Barbara twigs immediately that Andre's an informer when he offers her a lift home from work on the first day. As they drive through an intersection in his piece of crap Trabant, she says, "you were supposed to ask me which way to turn, but then, you already know where I live." She is resentful, understandably so, and standoffish, which the clinic staff put down to stuck up Berlin attitude. That may have something to do with the open surveillance by the Stasi guy and regular searches of her apartment, complete with strip searches by a female agent. But Barbara is also a first class doctor who takes a real interest in her patients. Andre is quietly smitten -- if you've seen Hoss you'll know why -- and keeps chipping away at her resistance. Despite knowing who else he works for, she can't help responding.
What neither Andre nor the Stasi agent know is that Barbara is contriving to meet her Wessi boyfriend when he's in the East on business, and they're scheming to smuggle her out. He's crazy about her, even saying that he'd move East if she wants, but there are slight intimations that life in the West with him might not be exactly as she's dreamed of. In any event, there's a lot of sneaking about, and Hoss has a good line in tense body language and over the shoulder glances. Everybody knows everybody's business in a small town anyway, and in a small town in Mecklenburg, your landlady, your co-workers, or anyone you pass on the street could be an informer.
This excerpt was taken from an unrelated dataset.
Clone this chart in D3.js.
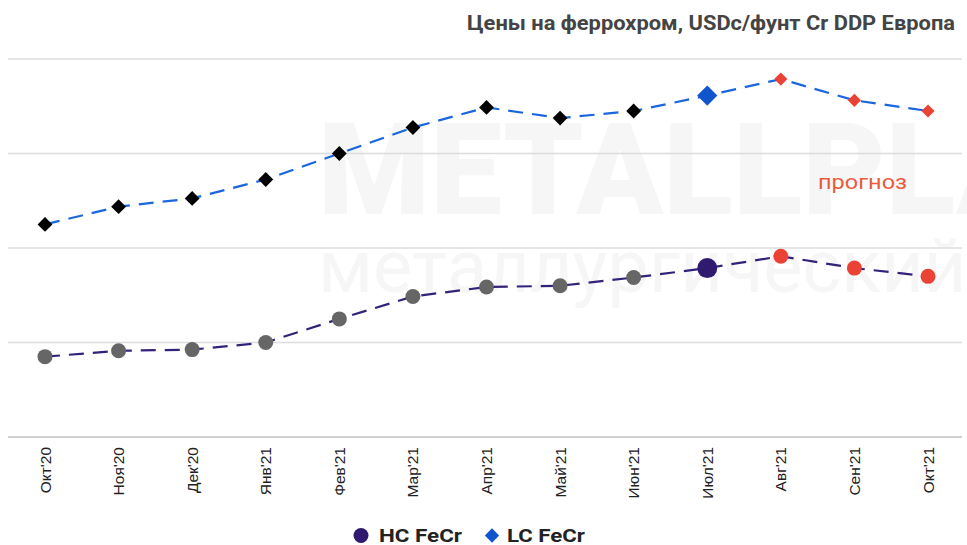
<!DOCTYPE html>
<html>
<head>
<meta charset="utf-8">
<script src="https://cdn.jsdelivr.net/npm/d3@7"></script>
<style>
  html, body { margin: 0; padding: 0; background: #fff; }
  svg { display: block; }
</style>
</head>
<body>
<div id="chart"></div>
<script>
// Данные графика
const months = ["Окт'20", "Ноя'20", "Дек'20", "Янв'21", "Фев'21", "Мар'21", "Апр'21",
                "Май'21", "Июн'21", "Июл'21", "Авг'21", "Сен'21", "Окт'21"];
const hcFeCr = [114, 116.5, 117, 120, 130, 139.5, 143.5, 144, 147.5, 151.5, 156.5, 151.5, 148];
const lcFeCr = [170, 177.5, 181, 189, 200, 211, 219.5, 215, 218, 224.5, 231.5, 222.5, 218];
// тип точки: факт / текущий / прогноз
const pointKind = ['f', 'f', 'f', 'f', 'f', 'f', 'f', 'f', 'f', 'c', 'p', 'p', 'p'];
const yTicks = [80, 120, 160, 200, 240];

const width = 967, height = 545;
const margin = { top: 59, right: 39, bottom: 108, left: 45 };

const svg = d3.select('#chart').append('svg')
    .attr('width', width)
    .attr('height', height);

// водяной знак
svg.append('text')
    .attr('x', 318).attr('y', 214)
    .attr('font-family', 'Roboto, sans-serif')
    .attr('font-weight', 900)
    .attr('font-size', 128)
    .attr('fill', '#f6f6f6')
    .text('METALLPLANT');
svg.append('text')
    .attr('x', 318).attr('y', 292)
    .attr('font-family', 'Roboto, sans-serif')
    .attr('font-size', 74)
    .attr('fill', '#f6f6f6')
    .text('металлургический');

const x = d3.scalePoint()
    .domain(months)
    .range([margin.left, width - margin.right]);

const y = d3.scaleLinear()
    .domain([80, 240])
    .range([height - margin.bottom, margin.top]);

// сетка
svg.append('g')
    .selectAll('line')
    .data(yTicks)
    .enter()
    .append('line')
    .attr('x1', 8)
    .attr('x2', 962)
    .attr('y1', d => y(d))
    .attr('y2', d => y(d))
    .attr('stroke', (d, i) => i === 0 ? '#d0d0d0' : '#dcdcdc')
    .attr('stroke-width', (d, i) => i === 0 ? 2 : 1.5);

// подписи месяцев
svg.append('g')
    .selectAll('text')
    .data(months)
    .enter()
    .append('text')
    .attr('transform', d => `translate(${x(d) + 5.5},${y(80) + 10}) rotate(-90)`)
    .attr('text-anchor', 'end')
    .attr('font-family', '"Liberation Sans", Arial, sans-serif')
    .attr('font-size', 15.5)
    .attr('fill', '#222')
    .text(d => d);

const line = d3.line()
    .x((d, i) => x(months[i]))
    .y(d => y(d));

svg.append('path')
    .datum(hcFeCr)
    .attr('d', line)
    .attr('fill', 'none')
    .attr('stroke', '#34217a')
    .attr('stroke-width', 2.2)
    .attr('stroke-dasharray', '15,9');

svg.append('path')
    .datum(lcFeCr)
    .attr('d', line)
    .attr('fill', 'none')
    .attr('stroke', '#1a66dd')
    .attr('stroke-width', 2.2)
    .attr('stroke-dasharray', '15,9');

const red = '#ea4335';
const hcColor = { f: '#666666', c: '#2f1a6f', p: red };
const lcColor = { f: '#000000', c: '#1155cc', p: red };

// точки HC FeCr
svg.append('g')
    .selectAll('circle')
    .data(hcFeCr)
    .enter()
    .append('circle')
    .attr('cx', (d, i) => x(months[i]))
    .attr('cy', d => y(d))
    .attr('r', (d, i) => pointKind[i] === 'c' ? 10 : 7.5)
    .attr('fill', (d, i) => hcColor[pointKind[i]]);

// точки LC FeCr
const diamond = d3.symbol().type(d3.symbolDiamond2);
svg.append('g')
    .selectAll('path')
    .data(lcFeCr)
    .enter()
    .append('path')
    .attr('transform', (d, i) => `translate(${x(months[i])},${y(d)})`)
    .attr('d', (d, i) => diamond.size(pointKind[i] === 'c' ? 260 : pointKind[i] === 'p' ? 110 : 140)())
    .attr('fill', (d, i) => lcColor[pointKind[i]]);

// подпись прогноза
svg.append('text')
    .attr('x', 818)
    .attr('y', 189)
    .attr('font-family', 'Roboto, sans-serif')
    .attr('font-size', 20)
    .attr('textLength', 89)
    .attr('lengthAdjust', 'spacingAndGlyphs')
    .attr('fill', '#ec5a3c')
    .text('прогноз');

// заголовок
svg.append('text')
    .attr('x', 467)
    .attr('y', 30)
    .attr('font-family', 'Roboto, sans-serif')
    .attr('font-weight', 'bold')
    .attr('font-size', 19.5)
    .attr('textLength', 488)
    .attr('lengthAdjust', 'spacingAndGlyphs')
    .attr('fill', '#444')
    .text('Цены на феррохром, USDc/фунт Cr DDP Европа');

// легенда
const legend = svg.append('g');
legend.append('circle')
    .attr('cx', 361).attr('cy', 535.5).attr('r', 7.5)
    .attr('fill', '#2f1a6f');
legend.append('text')
    .attr('x', 379).attr('y', 542)
    .attr('font-family', 'Roboto, sans-serif')
    .attr('font-weight', 'bold')
    .attr('font-size', 18)
    .attr('textLength', 83)
    .attr('lengthAdjust', 'spacingAndGlyphs')
    .attr('fill', '#222')
    .text('HC FeCr');
legend.append('path')
    .attr('transform', 'translate(492,535.5)')
    .attr('d', d3.symbol().type(d3.symbolDiamond2).size(130)())
    .attr('fill', '#1155cc');
legend.append('text')
    .attr('x', 507).attr('y', 542)
    .attr('font-family', 'Roboto, sans-serif')
    .attr('font-weight', 'bold')
    .attr('font-size', 18)
    .attr('textLength', 78)
    .attr('lengthAdjust', 'spacingAndGlyphs')
    .attr('fill', '#222')
    .text('LC FeCr');
</script>
</body>
</html>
Complications ensue, involving Andre, the escape plan, and Barbara's obligations to two young patients in whom she has taken a special interest. I won't tell you how they play out, except that nothing goes quite as expected. The movie gives you a very good sense of a society in which everyone is compromised in some way, trust and intimacy are not really possible, but life has to go on nevertheless. It's not as showy as The Lives of Others, but it gives a better sense of what everyday life was like in the German Democratic Republic, where it has been estimated that there was one Stasi employee for every 165 citizens and one informer for every 6.5.